──────── Entries provided
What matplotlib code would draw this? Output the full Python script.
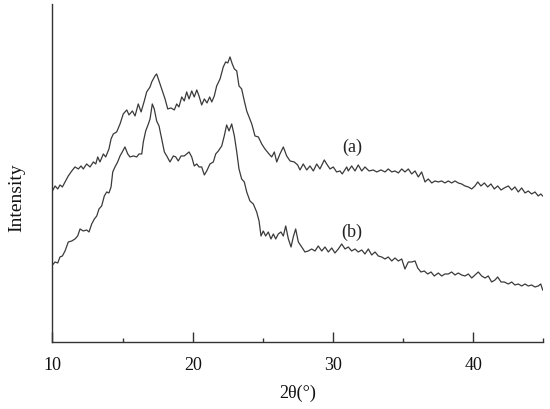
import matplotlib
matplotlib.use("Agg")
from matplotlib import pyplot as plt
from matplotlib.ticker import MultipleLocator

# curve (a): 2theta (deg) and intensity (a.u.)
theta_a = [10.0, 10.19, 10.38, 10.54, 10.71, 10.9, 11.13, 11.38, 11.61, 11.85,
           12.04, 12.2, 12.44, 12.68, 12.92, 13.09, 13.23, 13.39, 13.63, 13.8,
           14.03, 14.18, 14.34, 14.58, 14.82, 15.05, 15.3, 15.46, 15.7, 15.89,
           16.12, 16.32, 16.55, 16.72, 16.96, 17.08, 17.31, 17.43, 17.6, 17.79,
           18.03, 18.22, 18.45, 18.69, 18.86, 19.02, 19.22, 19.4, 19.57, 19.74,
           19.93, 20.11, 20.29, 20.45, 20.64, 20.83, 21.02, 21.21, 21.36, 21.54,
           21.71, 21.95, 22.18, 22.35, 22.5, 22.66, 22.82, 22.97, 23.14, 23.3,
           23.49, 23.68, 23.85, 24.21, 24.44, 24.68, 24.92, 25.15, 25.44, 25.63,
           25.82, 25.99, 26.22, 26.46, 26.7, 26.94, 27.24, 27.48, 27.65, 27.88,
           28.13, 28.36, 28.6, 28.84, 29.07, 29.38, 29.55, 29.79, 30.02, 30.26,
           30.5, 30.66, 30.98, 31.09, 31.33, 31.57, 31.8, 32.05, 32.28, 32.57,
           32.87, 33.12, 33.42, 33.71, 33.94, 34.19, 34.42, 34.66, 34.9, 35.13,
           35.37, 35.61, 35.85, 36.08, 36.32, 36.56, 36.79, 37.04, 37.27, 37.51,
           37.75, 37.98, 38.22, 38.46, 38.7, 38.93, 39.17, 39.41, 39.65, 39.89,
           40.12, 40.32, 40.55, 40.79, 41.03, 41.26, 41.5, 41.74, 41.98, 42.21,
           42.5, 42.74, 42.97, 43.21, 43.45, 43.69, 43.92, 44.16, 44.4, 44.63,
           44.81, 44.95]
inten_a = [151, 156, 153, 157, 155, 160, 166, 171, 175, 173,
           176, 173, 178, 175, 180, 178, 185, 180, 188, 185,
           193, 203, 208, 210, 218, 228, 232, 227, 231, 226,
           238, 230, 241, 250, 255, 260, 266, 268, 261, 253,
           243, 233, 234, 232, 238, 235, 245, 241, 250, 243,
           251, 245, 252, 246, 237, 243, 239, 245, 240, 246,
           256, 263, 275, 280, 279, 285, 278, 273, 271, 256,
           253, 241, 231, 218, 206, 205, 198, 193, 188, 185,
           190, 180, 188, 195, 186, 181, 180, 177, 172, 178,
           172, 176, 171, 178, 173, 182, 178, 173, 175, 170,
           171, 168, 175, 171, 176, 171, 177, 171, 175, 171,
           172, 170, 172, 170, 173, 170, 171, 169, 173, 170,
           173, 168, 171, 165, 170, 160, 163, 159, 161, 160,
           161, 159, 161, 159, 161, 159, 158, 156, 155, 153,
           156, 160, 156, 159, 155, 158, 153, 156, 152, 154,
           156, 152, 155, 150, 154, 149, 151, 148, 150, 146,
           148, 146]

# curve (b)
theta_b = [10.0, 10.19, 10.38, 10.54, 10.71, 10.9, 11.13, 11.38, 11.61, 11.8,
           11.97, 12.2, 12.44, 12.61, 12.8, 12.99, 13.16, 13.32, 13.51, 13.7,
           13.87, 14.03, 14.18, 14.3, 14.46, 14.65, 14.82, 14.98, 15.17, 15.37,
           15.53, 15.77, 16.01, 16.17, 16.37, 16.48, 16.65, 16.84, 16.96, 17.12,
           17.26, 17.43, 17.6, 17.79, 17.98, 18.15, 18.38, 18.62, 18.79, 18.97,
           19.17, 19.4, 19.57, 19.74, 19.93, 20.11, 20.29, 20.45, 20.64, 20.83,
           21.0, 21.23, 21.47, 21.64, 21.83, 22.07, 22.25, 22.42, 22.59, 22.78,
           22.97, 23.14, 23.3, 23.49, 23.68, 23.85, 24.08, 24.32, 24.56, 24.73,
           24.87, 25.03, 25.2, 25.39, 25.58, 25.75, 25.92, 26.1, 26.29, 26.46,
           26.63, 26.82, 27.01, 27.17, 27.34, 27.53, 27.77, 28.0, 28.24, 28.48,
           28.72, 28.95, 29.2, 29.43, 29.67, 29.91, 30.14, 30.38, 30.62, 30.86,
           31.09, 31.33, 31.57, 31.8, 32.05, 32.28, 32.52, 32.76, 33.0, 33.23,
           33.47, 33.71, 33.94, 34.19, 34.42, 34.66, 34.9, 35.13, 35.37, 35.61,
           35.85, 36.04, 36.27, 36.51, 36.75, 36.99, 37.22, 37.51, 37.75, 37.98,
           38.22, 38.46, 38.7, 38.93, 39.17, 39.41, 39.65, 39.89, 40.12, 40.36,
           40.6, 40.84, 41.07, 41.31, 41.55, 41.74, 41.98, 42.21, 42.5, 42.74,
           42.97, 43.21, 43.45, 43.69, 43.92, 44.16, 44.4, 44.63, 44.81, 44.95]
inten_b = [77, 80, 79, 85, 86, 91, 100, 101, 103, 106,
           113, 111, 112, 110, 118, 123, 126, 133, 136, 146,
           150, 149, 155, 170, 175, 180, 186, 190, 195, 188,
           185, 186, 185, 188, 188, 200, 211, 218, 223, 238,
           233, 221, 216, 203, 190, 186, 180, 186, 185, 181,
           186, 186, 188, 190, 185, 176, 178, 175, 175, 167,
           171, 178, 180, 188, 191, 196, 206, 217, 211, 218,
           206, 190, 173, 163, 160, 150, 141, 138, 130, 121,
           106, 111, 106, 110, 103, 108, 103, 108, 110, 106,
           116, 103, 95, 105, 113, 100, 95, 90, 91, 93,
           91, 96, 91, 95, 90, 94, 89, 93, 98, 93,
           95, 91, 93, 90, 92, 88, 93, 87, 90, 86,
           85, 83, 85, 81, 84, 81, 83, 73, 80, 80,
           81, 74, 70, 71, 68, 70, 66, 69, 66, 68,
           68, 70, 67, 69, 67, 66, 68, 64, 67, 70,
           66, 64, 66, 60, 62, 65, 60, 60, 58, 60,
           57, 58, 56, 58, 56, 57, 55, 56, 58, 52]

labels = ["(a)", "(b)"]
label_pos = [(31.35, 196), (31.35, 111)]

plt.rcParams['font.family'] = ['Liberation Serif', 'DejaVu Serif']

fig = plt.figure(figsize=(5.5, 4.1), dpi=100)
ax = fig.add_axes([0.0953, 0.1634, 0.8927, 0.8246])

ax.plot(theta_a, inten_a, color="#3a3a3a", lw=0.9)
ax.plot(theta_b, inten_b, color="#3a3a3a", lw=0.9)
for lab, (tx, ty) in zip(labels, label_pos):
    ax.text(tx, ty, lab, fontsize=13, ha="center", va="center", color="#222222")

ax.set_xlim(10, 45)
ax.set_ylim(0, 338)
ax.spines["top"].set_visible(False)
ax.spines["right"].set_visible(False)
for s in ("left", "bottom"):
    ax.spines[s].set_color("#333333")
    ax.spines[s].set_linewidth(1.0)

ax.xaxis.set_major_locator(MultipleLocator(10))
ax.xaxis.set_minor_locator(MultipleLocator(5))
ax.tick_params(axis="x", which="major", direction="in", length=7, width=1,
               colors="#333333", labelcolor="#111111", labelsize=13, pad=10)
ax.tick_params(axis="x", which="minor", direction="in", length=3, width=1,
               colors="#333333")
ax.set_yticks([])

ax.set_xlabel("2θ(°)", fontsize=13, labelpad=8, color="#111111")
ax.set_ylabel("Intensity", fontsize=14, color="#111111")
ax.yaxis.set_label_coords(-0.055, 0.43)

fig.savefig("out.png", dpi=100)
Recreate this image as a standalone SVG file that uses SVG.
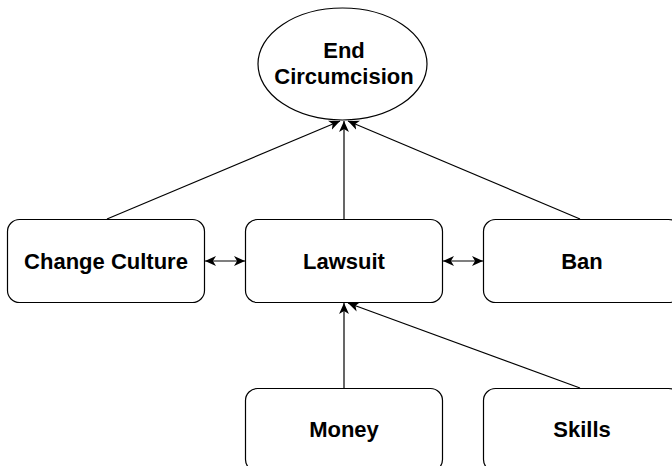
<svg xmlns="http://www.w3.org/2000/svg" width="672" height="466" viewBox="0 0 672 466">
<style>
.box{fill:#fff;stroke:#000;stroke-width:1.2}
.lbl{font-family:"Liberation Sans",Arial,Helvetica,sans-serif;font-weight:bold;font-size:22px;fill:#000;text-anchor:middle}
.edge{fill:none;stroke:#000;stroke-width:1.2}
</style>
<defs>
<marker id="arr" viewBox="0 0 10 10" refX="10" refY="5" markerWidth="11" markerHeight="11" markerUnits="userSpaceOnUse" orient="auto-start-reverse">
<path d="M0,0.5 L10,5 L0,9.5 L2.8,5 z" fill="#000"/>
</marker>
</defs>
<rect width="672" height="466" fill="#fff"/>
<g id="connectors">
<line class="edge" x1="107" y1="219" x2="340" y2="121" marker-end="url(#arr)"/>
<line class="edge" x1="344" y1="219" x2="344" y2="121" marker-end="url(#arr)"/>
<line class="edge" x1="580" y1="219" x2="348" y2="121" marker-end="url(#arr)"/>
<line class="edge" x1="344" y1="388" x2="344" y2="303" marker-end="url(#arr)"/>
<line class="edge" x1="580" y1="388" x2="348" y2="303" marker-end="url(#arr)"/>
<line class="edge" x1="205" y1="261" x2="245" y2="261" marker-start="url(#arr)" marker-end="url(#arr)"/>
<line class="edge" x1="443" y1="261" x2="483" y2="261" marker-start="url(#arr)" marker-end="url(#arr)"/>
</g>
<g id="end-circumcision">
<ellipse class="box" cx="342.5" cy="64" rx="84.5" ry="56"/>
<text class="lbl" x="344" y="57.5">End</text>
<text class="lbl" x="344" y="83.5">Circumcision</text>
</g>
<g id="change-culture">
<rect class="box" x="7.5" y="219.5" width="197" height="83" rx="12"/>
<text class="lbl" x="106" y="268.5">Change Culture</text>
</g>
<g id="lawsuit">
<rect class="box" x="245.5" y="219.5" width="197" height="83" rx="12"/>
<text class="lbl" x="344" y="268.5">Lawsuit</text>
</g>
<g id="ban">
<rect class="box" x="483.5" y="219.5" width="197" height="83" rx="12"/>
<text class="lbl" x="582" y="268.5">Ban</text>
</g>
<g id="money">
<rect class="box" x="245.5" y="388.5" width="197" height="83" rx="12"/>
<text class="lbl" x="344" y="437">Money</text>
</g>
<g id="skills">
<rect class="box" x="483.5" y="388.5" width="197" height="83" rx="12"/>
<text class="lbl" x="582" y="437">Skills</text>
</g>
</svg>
────────────────
Task goal:
Reproduce exactly the run of lines that opens the listing and closes with the line holding "from matplotlib.ticker import MultipleLocator". Pictures are excluded.

Result of this task:
What matplotlib code would draw this? Output the full Python script.
import matplotlib
matplotlib.use("Agg")
from matplotlib import pyplot as plt
from matplotlib.ticker import MultipleLocator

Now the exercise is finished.